The begged or unanswered question actually has several parts:
A. Is this premise verifiable (or falsifiable)?
B. Has the premise been verified?
C. How has it been verified? Physical evidence? Eyewitness reports?
Logical
argument(s)?
Unverifiable/unfalsifiable/unverified premises are not acceptable in a
logical
argument because they will invalidate a conclusion.
2. A Conclusion Logically Related to the Premises.
The conclusion must be logically related to the subject and content of
the
premises, otherwise there is a logical fallacy of a shift of focus.
Example:
Premise #1: All (P) men are (Q) mortal. [Observation: Verified Fact]
Premise #2: (X) Socrates is a (P) man. [Observation: Verified Fact]
Conclusion: (X) Socrates is (Q) mortal. [Conclusion: Verified: Socrates
died—No
Shift of Focus]
Example:
Premise #1: All (P) men are (Q) mortal. [Observation: Verified Fact]
Premise #2: (X) Socrates is a (P) man. [Observation: Verified Fact]
Conclusion: (X) Socrates is (Y) smart. [Conclusion: Invalid: Shift of
Focus]
A logical argument which has a valid form and verified/true premises
has a valid conclusion and is called a “sound argument.”
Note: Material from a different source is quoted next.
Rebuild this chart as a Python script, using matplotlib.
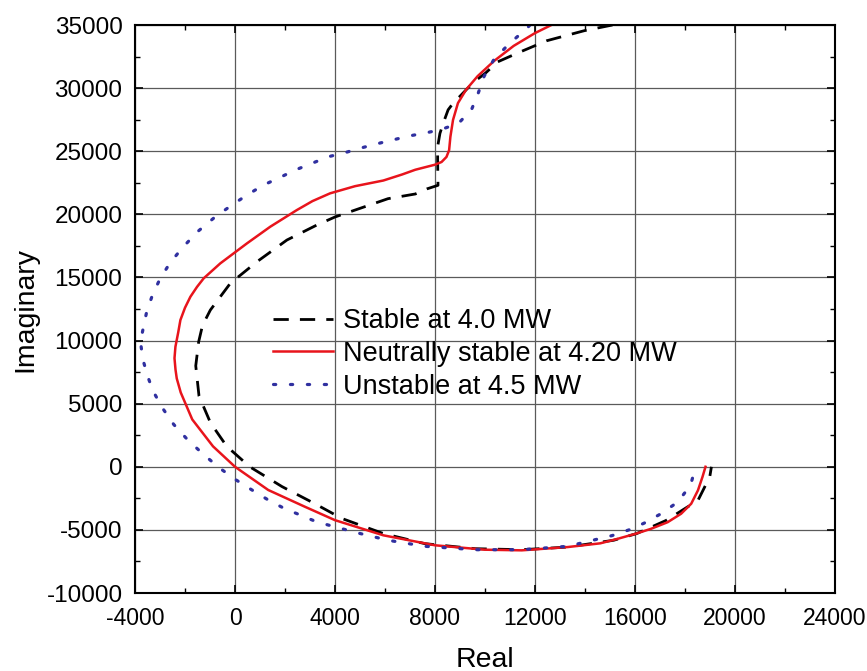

A logical argument which has unverified/false premises has an invalid
conclusion
and is called an “unsound argument.”
If P, then Q logical arguments can be twisted if their sequence/form is
violated.
Here is an If P, then Q logical argument which is invalid because of a
twist in the form:
1. Premise #1: If P, then Q. [If (P) the rock hits the window, then (Q)
the window will break.]
2. Premise #2: Q. [(Q) The window breaks.]
3. Conclusion: P. [(P) The rock hits the window.]
The reason this If P, then Q logical argument is invalid is the
sequence of P’s and Q’s in the form. The sequence should be 1. If P,
then Q; 2. P; 3. Q, but, instead, the sequence is twisted and the form
is invalidated—1.
If P, then Q; 2. Q; 3. P. If (Q) this window breaks, it could have been
broken
by some thing/event (Y) other than being hit by this specific rock (P).
Here is an If P, then Q logical argument which has been invalidated by
a twist in the form:
1. Premise #1: If P, then Q. [If (P) the rock hits the window, ... then
(Q) the window will break.]
2. Premise #2: Not-P. [(P) The rock did not hit the window.]
3. Conclusion: Not-Q. [(Q) The window did not break.]
The reason this If P, then Q logical argument is invalid is the
sequence of P’s and Q’s in the form. The sequence should be 1. If P,
then Q; 2. Not-Q; 3. Not-P, but, instead, the sequence is twisted and
the form is invalidated—1. If P, then Q; 2. Not-P; 3. Not-Q. If (Not-P)
this rock did not hit this window, then (Not-Q) this window might not
have broken because it did not get hit by another rock.